Meet the Oregon photographer who got this incredible eclipse photograph
Andrew Studer has made a name for himself by capturing small people in gigantic natural scenes.
The 2013 graduate of Sprague High School, who travels the world as a freelance photographer and videographer, has honed a unique ability to capture people in front of towering mountains, waterfalls and even the Northern Lights.
"When you have the human element, I feel like it connects the viewer to the scene," the 22-year-old said. "You can see the scale but it also helps people to see themselves there."
Studer used that skill to capture one of the iconic — and most widely circulated — photos from Monday's eclipse.

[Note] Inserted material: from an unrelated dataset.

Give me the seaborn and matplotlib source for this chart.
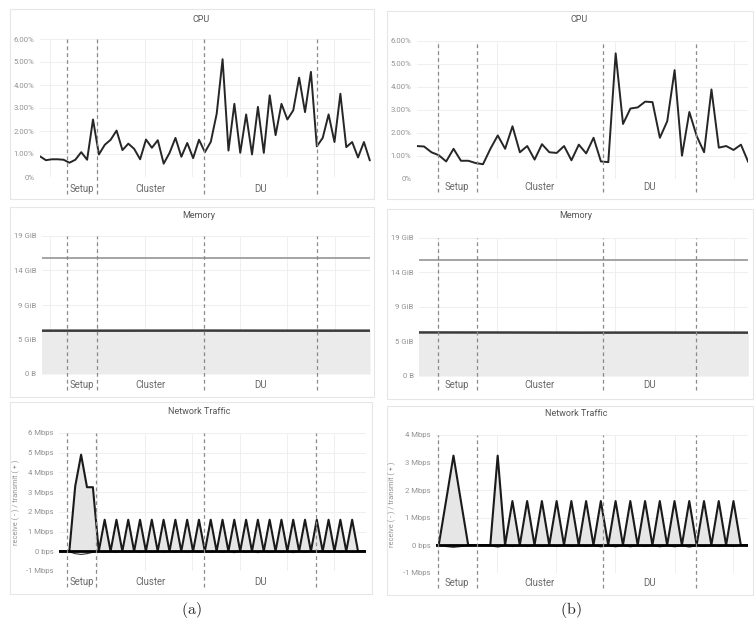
import numpy as np
import matplotlib
matplotlib.use("Agg")
import matplotlib.pyplot as plt
import seaborn as sns
from matplotlib.patches import Rectangle

# --- Data (one sample = 15 s) ---
cpu_a = [0.90, 0.73, 0.77, 0.77, 0.75, 0.62, 0.75, 1.08, 0.75, 2.50,
         0.98, 1.40, 1.62, 2.02, 1.17, 1.45, 1.22, 0.77, 1.63, 1.27,
         1.60, 0.58, 1.05, 1.70, 0.88, 1.48, 0.82, 1.62, 1.08, 1.53,
         2.75, 5.12, 1.15, 3.18, 1.05, 2.72, 0.98, 3.05, 1.05, 3.55,
         1.82, 3.18, 2.50, 2.90, 4.32, 2.82, 4.57, 1.33, 1.70, 2.72,
         1.52, 3.62, 1.30, 1.52, 0.85, 1.52, 0.72]
cpu_b = [1.42, 1.40, 1.15, 1.02, 0.75, 1.30, 0.78, 0.78, 0.68, 0.63,
         1.30, 1.88, 1.30, 2.28, 1.15, 1.42, 0.83, 1.50, 1.15, 1.12,
         1.42, 0.80, 1.48, 1.10, 1.78, 0.75, 0.72, 5.45, 2.38, 3.05,
         3.10, 3.35, 3.33, 1.78, 2.50, 4.72, 1.00, 2.90, 1.85, 1.15,
         3.88, 1.35, 1.42, 1.25, 1.48, 0.72]

# memory in GB (10^9 bytes), sampled at a few points along the run
mem_x_a = [0, 14, 28, 42, 56]
mem_total_a = [16.75, 16.75, 16.75, 16.75, 16.75]
mem_used_a = [6.28, 6.28, 6.29, 6.28, 6.28]
mem_x_b = [0, 11, 22, 33, 45]
mem_total_b = [16.72, 16.72, 16.72, 16.72, 16.72]
mem_used_b = [6.30, 6.29, 6.27, 6.28, 6.27]
mem_ticks = [0, 5, 10, 15, 20]
mem_ticklabels = ["0 B", "5 GiB", "9 GiB", "14 GiB", "19 GiB"]

# network in Mbps
tx_a = [0, 0, 0, 0, 0, 0, 3.30, 4.90, 3.25, 3.25,
        0, 1.6, 0, 1.6, 0, 1.6, 0, 1.6, 0, 1.6,
        0, 1.6, 0, 1.6, 0, 1.6, 0, 1.6, 0, 1.6,
        0, 1.6, 0, 1.6, 0, 1.6, 0, 1.6, 0, 1.6,
        0, 1.6, 0, 1.6, 0, 1.6, 0, 1.6, 0, 1.6,
        0, 1.6, 0, 1.6, 0, 0, 0]
rx_a = [-0.01, -0.01, -0.01, -0.01, -0.01, -0.03, -0.12, -0.16, -0.12, -0.05,
        -0.02, -0.05, -0.02, -0.05, -0.02, -0.05, -0.02, -0.05, -0.02, -0.05,
        -0.02, -0.05, -0.02, -0.05, -0.02, -0.05, -0.02, -0.05, -0.02, -0.05,
        -0.02, -0.06, -0.02, -0.07, -0.02, -0.06, -0.02, -0.07, -0.02, -0.06,
        -0.02, -0.06, -0.02, -0.07, -0.02, -0.06, -0.02, -0.05, -0.02, -0.06,
        -0.02, -0.05, -0.02, -0.05, -0.02, -0.01, -0.01]
tx_b = [0, 0, 0, 0, 1.62, 3.25, 1.62, 0, 0, 0,
        0, 3.25, 0, 1.6, 0, 1.6, 0, 1.6, 0, 1.6,
        0, 1.6, 0, 1.6, 0, 1.6, 0, 1.6, 0, 1.6,
        0, 1.6, 0, 1.6, 0, 1.6, 0, 1.6, 0, 1.6,
        0, 1.6, 0, 1.6, 0, 0]
rx_b = [-0.01, -0.01, -0.01, -0.01, -0.05, -0.08, -0.05, -0.01, -0.01, -0.01,
        -0.02, -0.07, -0.02, -0.05, -0.02, -0.05, -0.02, -0.05, -0.02, -0.05,
        -0.02, -0.05, -0.02, -0.05, -0.02, -0.06, -0.02, -0.06, -0.02, -0.06,
        -0.02, -0.05, -0.02, -0.06, -0.02, -0.06, -0.02, -0.07, -0.02, -0.05,
        -0.02, -0.05, -0.02, -0.05, -0.01, -0.01]

phase_names = ["Setup", "Cluster", "DU"]
phases_a = [4.65, 9.6, 27.9, 46.95]
phases_b = [2.85, 8.15, 25.3, 37.9]
vgrid_a = [1.7, 9.75, 17.8, 25.85, 33.9, 41.95, 50.0]
vgrid_b = [2.85, 10.85, 18.9, 26.95, 35.0, 43.0]

# --- Layout in pixels of the 755x628 reference ---
W, H = 755, 628
LINE = "#262626"
GRID = "#efefef"
TICK = "#939393"

sns.set_theme(style="white")
plt.rcParams["font.family"] = ["Roboto", "DejaVu Sans"]
plt.rcParams["mathtext.fontset"] = "cm"

fig = plt.figure(figsize=(W / 100, H / 100), dpi=100)


def px_rect(x0, y0, x1, y1):
    return [x0 / W, 1 - y1 / H, (x1 - x0) / W, (y1 - y0) / H]


def card(box, title, title_xy):
    x0, y0, x1, y1 = box
    fig.patches.append(Rectangle((x0 / W, 1 - y1 / H), (x1 - x0) / W, (y1 - y0) / H,
                                 transform=fig.transFigure, facecolor="white",
                                 edgecolor="#e6e6e6", lw=0.8, zorder=-5))
    fig.text(title_xy[0] / W, 1 - title_xy[1] / H, title, ha="center", va="center",
             fontsize=6.5, color="#555555")


def make_axes(box, xlim, ylim, yticks, yticklabels, vgrid, phases, label_y):
    x0, y0, x1, y1 = box
    ax = fig.add_axes(px_rect(x0, y0, x1, y1))
    ax.set_facecolor("none")
    ax.set_xlim(*xlim)
    ax.set_ylim(*ylim)
    for s in ax.spines.values():
        s.set_visible(False)
    ax.set_xticks([])
    ax.set_yticks(yticks)
    ax.set_yticklabels(yticklabels)
    ax.tick_params(axis="y", length=0, pad=4, labelsize=5.6, labelcolor=TICK)
    for yv in yticks:
        ax.axhline(yv, color=GRID, lw=0.7, zorder=0)
    for xv in vgrid:
        if xlim[0] <= xv <= xlim[1]:
            ax.axvline(xv, color=GRID, lw=0.7, zorder=0)
    # phase markers, running down into the label row
    ext = (label_y + 5 - y1) / (y1 - y0)
    for xv in phases:
        ax.axvline(xv, ymin=-ext, ymax=1, color="#8a8a8a", lw=0.9,
                   dashes=(3, 2.5), clip_on=False, zorder=4)
    ly = -(label_y - y1) / (y1 - y0)
    for name, a, b in zip(phase_names, phases[:-1], phases[1:]):
        ax.text((a + b) / 2, ly, name, transform=ax.get_xaxis_transform(),
                ha="center", va="center", fontsize=6.9, color="#6a6a6a")
    return ax


def cpu_panel(col):
    cpu = cpu_a if col == "a" else cpu_b
    if col == "a":
        card((10, 9, 374, 199), "CPU", (201, 19))
        ax = make_axes((40, 39, 371, 177), (0, 56.2), (0, 6), range(7),
                       ["0%"] + [f"{v:.2f}%" for v in range(1, 7)], vgrid_a, phases_a, 189)
    else:
        card((386.7, 10.7, 753, 199), "CPU", (579, 20))
        ax = make_axes((416.7, 40.7, 748.3, 178.7), (0, 45), (0, 6), range(7),
                       ["0%"] + [f"{v:.2f}%" for v in range(1, 7)], vgrid_b, phases_b, 187)
    sns.lineplot(x=np.arange(len(cpu)), y=cpu, ax=ax, color=LINE, linewidth=1.4)


def mem_panel(col):
    if col == "a":
        card((10, 207, 374, 397), "Memory", (199, 215))
        ax = make_axes((41.7, 236, 370, 374), (0.29, 56), (0, 20), mem_ticks,
                       mem_ticklabels, vgrid_a, phases_a, 385)
        mx, tot, used = mem_x_a, mem_total_a, mem_used_a
    else:
        card((386.7, 209, 752.7, 399), "Memory", (576, 216))
        ax = make_axes((419.3, 237.7, 748.3, 376), (0.35, 45), (0, 20), mem_ticks,
                       mem_ticklabels, vgrid_b, phases_b, 385)
        mx, tot, used = mem_x_b, mem_total_b, mem_used_b
    ax.fill_between(mx, 0, used, color="#ebebeb", lw=0, zorder=1)
    sns.lineplot(x=mx, y=tot, ax=ax, color="#9d9d9d", linewidth=1.3)
    sns.lineplot(x=mx, y=used, ax=ax, color="#3a3a3a", linewidth=1.8)


def net_panel(col):
    if col == "a":
        card((10, 402, 372, 594), "Network Traffic", (199, 412))
        top = 6
        ax = make_axes((59.3, 433, 365.7, 571), (3.3, 55.3), (-1, top), range(-1, top + 1),
                       ["-1 Mbps", "0 bps"] + [f"{v} Mbps" for v in range(1, top + 1)],
                       vgrid_a, phases_a, 582.3)
        tx, rx = tx_a, rx_a
    else:
        card((386.7, 405.7, 752.7, 595), "Network Traffic", (576, 414))
        top = 4
        ax = make_axes((436, 435, 747.7, 572.7), (2.63, 44.93), (-1, top), range(-1, top + 1),
                       ["-1 Mbps", "0 bps"] + [f"{v} Mbps" for v in range(1, top + 1)],
                       vgrid_b, phases_b, 582.7)
        tx, rx = tx_b, rx_b
    xs = np.arange(len(tx))
    ax.fill_between(xs, 0, tx, color="#e6e6e6", lw=0, zorder=1)
    sns.lineplot(x=xs, y=rx, ax=ax, color="#333333", linewidth=0.8)
    sns.lineplot(x=xs, y=tx, ax=ax, color="#1a1a1a", linewidth=1.5)
    ax.axhline(0, color="black", lw=2.0, zorder=3)
    ax.set_ylabel("receive ( - ) / transmit ( + )", fontsize=5.3, color=TICK)
    left_px = 20.5 if col == "a" else 396
    x0 = 59.3 if col == "a" else 436
    x1 = 365.7 if col == "a" else 747.7
    ax.yaxis.set_label_coords((left_px - x0) / (x1 - x0), 0.5)


for c in ("a", "b"):
    cpu_panel(c)
    mem_panel(c)
    net_panel(c)

fig.text(191 / W, 1 - 610 / H, r"$\mathrm{(a)}$", ha="center", va="center", fontsize=11.5)
fig.text(571 / W, 1 - 610 / H, r"$\mathrm{(b)}$", ha="center", va="center", fontsize=11.5)

fig.savefig("out.png", dpi=100, facecolor="white")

The photo has become so popular that Studer emphasized the photo was a single picture, not stitched together using photoshop.

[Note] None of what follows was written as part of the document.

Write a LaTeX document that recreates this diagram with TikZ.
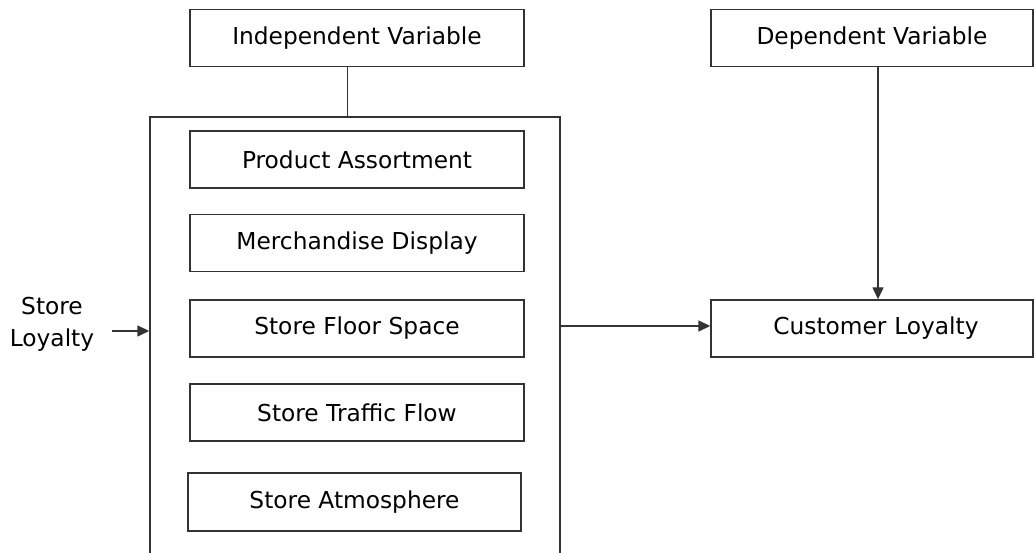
\documentclass[tikz,border=0pt]{standalone}
\usepackage{fontspec}
\setmainfont{DejaVu Sans}
\usetikzlibrary{arrows.meta}
\definecolor{ln}{HTML}{333333}
\tikzset{
  box/.style={draw=ln, line width=1.4pt, minimum width=334pt, minimum height=57pt, inner sep=0pt, font=\fontsize{23.3}{28}\selectfont, text=black},
  conn/.style={draw=ln, line width=1.4pt},
  arr/.style={conn, -{Triangle[length=12pt,width=11pt]}}
}
\begin{document}
\begin{tikzpicture}[x=1pt,y=-1pt]
\useasboundingbox (0,0) rectangle (1034,553);
\clip (0,0) rectangle (1034,553);
% large container (bottom cut off by picture edge)
\node[box, minimum width=410pt, minimum height=500pt] (big) at (355,367) {};
\node[box] (iv) at (357,38) {Independent Variable};
\node[box, minimum width=322pt] (dv) at (872,38) {Dependent Variable};
\node[box] (pa) at (357,159.5) {Product Assortment};
\node[box] (md) at (357,243) {Merchandise Display};
\node[box] (sfs) at (357,328.5) {Store Floor Space};
\node[box] (stf) at (357,412.5) {Store Traffic Flow};
\node[box, minimum width=333pt, minimum height=58pt] (sa) at (354.5,502) {Store Atmosphere};
\node[box, minimum width=322pt, text width=322pt, align=center] (cl) at (872,328.5) {\hspace*{8pt}Customer Loyalty};
\node[align=center, font=\fontsize{23.3}{32}\selectfont, text=black, inner sep=0pt] (sl) at (52,324) {Store\\ Loyalty};
% connectors
\draw[conn] ([xshift=-9.5pt]iv.south) -- ([xshift=-9.5pt]iv.south |- big.north);
\draw[arr] ([xshift=6pt]dv.south) -- ([xshift=6pt]dv.south |- cl.north);
\coordinate (s) at (112,331);
\draw[arr] (s) -- (s -| big.west);
\draw[arr] ([yshift=2.5pt]cl.west -| big.east) -- ([yshift=2.5pt]cl.west);
\end{tikzpicture}
\end{document}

He set up the picture in partnership with a rock climbing team and Columbia Sportswear. Studer coordinated with a team of rock climbers in advance so they'd be at the perfect spot on Monkey Face — the feature at Smith Rock in the photo — during the moment of totality.

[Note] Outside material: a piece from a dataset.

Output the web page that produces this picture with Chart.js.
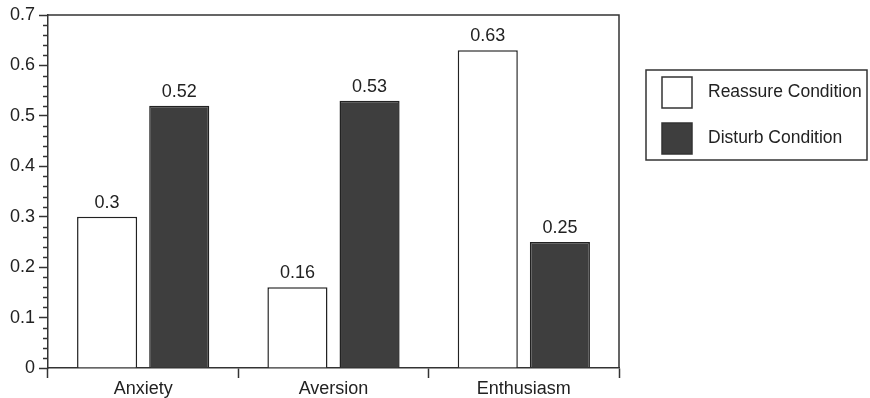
<!DOCTYPE html>
<html>
<head>
<meta charset="utf-8">
<script src="https://cdn.jsdelivr.net/npm/chart.js@4/dist/chart.umd.min.js"></script>
<style>
  html, body { margin: 0; padding: 0; background: #fff; }
  #wrap { width: 870px; height: 398px; }
</style>
</head>
<body>
<div id="wrap"><canvas id="chart"></canvas></div>
<script>
// Data
const categories = ['Anxiety', 'Aversion', 'Enthusiasm'];
const reassureValues = [0.3, 0.16, 0.63];
const disturbValues = [0.52, 0.53, 0.25];
const seriesLabels = ['Reassure Condition', 'Disturb Condition'];
const yMin = 0;
const yMax = 0.7;
const yStep = 0.1;
const yMinorStep = 0.02;

const FONT = 'Liberation Sans, Arial, Helvetica, sans-serif';
const INK = '#222';
const DARK = '#3e3e3e';

// Minor ticks, value labels, frame and boxed legend
const extrasPlugin = {
  id: 'extras',
  afterDraw(chart) {
    const ctx = chart.ctx;
    const area = chart.chartArea;
    const y = chart.scales.y;
    ctx.save();
    ctx.strokeStyle = '#333';
    ctx.lineWidth = 1.5;

    // minor ticks on y axis
    const n = Math.round((yMax - yMin) / yMinorStep);
    const perMajor = Math.round(yStep / yMinorStep);
    for (let i = 0; i <= n; i++) {
      if (i % perMajor === 0) continue;
      const py = Math.round(y.getPixelForValue(yMin + i * yMinorStep)) + 0.5;
      ctx.beginPath();
      ctx.moveTo(area.left - 5, py);
      ctx.lineTo(area.left, py);
      ctx.stroke();
    }

    // top and right frame
    ctx.beginPath();
    ctx.moveTo(area.left, area.top);
    ctx.lineTo(area.right, area.top);
    ctx.lineTo(area.right, area.bottom);
    ctx.stroke();

    // value labels
    ctx.fillStyle = INK;
    ctx.font = '18px ' + FONT;
    ctx.textAlign = 'center';
    ctx.textBaseline = 'alphabetic';
    chart.data.datasets.forEach((ds, di) => {
      const meta = chart.getDatasetMeta(di);
      meta.data.forEach((bar, i) => {
        ctx.fillText(String(ds.data[i]), bar.x, bar.y - 9);
      });
    });

    // legend box
    const lx = area.right + 27;
    const ly = 70;
    const lw = 221;
    const lh = 90;
    ctx.lineWidth = 1.5;
    ctx.strokeStyle = '#333';
    ctx.strokeRect(lx, ly, lw, lh);
    ctx.font = '17.5px ' + FONT;
    ctx.textAlign = 'left';
    ctx.textBaseline = 'middle';
    chart.data.datasets.forEach((ds, di) => {
      const sy = ly + 7 + di * 46;
      ctx.fillStyle = ds.backgroundColor;
      ctx.fillRect(lx + 16, sy, 30, 31);
      ctx.strokeStyle = '#333';
      ctx.strokeRect(lx + 16, sy, 30, 31);
      ctx.fillStyle = INK;
      ctx.fillText(ds.label, lx + 62, sy + 15);
    });
    ctx.restore();
  }
};

new Chart(document.getElementById('chart'), {
  type: 'bar',
  data: {
    labels: categories,
    datasets: [
      {
        label: seriesLabels[0],
        data: reassureValues,
        backgroundColor: '#ffffff',
        borderColor: INK,
        borderWidth: 1.5
      },
      {
        label: seriesLabels[1],
        data: disturbValues,
        backgroundColor: DARK,
        borderColor: INK,
        borderWidth: 1.5
      }
    ]
  },
  options: {
    responsive: true,
    maintainAspectRatio: false,
    animation: false,
    categoryPercentage: 0.758,
    barPercentage: 0.833,
    layout: { padding: { top: 15, right: 251, left: 0, bottom: 0 } },
    plugins: {
      legend: { display: false },
      tooltip: { enabled: false }
    },
    scales: {
      x: {
        offset: true,
        grid: { offset: true, drawOnChartArea: false, tickLength: 10, tickColor: '#333', tickWidth: 1.5 },
        border: { color: '#333', width: 1.5 },
        ticks: { color: INK, font: { family: FONT, size: 18 }, padding: 0 },
        afterFit: s => { s.height = 30; }
      },
      y: {
        min: yMin,
        max: yMax,
        grid: { drawOnChartArea: false, tickLength: 9, tickColor: '#333', tickWidth: 1.5 },
        border: { color: '#333', width: 1.5 },
        ticks: {
          stepSize: yStep,
          color: INK,
          font: { family: FONT, size: 18 },
          padding: 4,
          callback: v => String(Math.round(v * 10) / 10)
        },
        afterFit: s => { s.width = 48; }
      }
    }
  },
  plugins: [extrasPlugin]
});
</script>
</body>
</html>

"It took a lot of planning, and we weren't 100 percent sure it would work," he said. "Totality is so short that we were either going to have it, and it would be great, or completely miss it."
Studer said Ted Hesser coordinated with the climbers, Martina Tibell and Tommy Smith. They communicated over radio to get Smith in the right spot on the rock.
"We got pretty lucky — and I had a lot of help — but having a sense of what works and what doesn't was really helpful in this case," Studer said. "I knew to position him right in front of the light and to make sure he wasn't in an awkward or confusing position since that can change a photo so much."
"It was kind of weird in the moment. I was so overwhelmed with how incredible totality was and that this actually worked, I got goosebumps. It felt really special."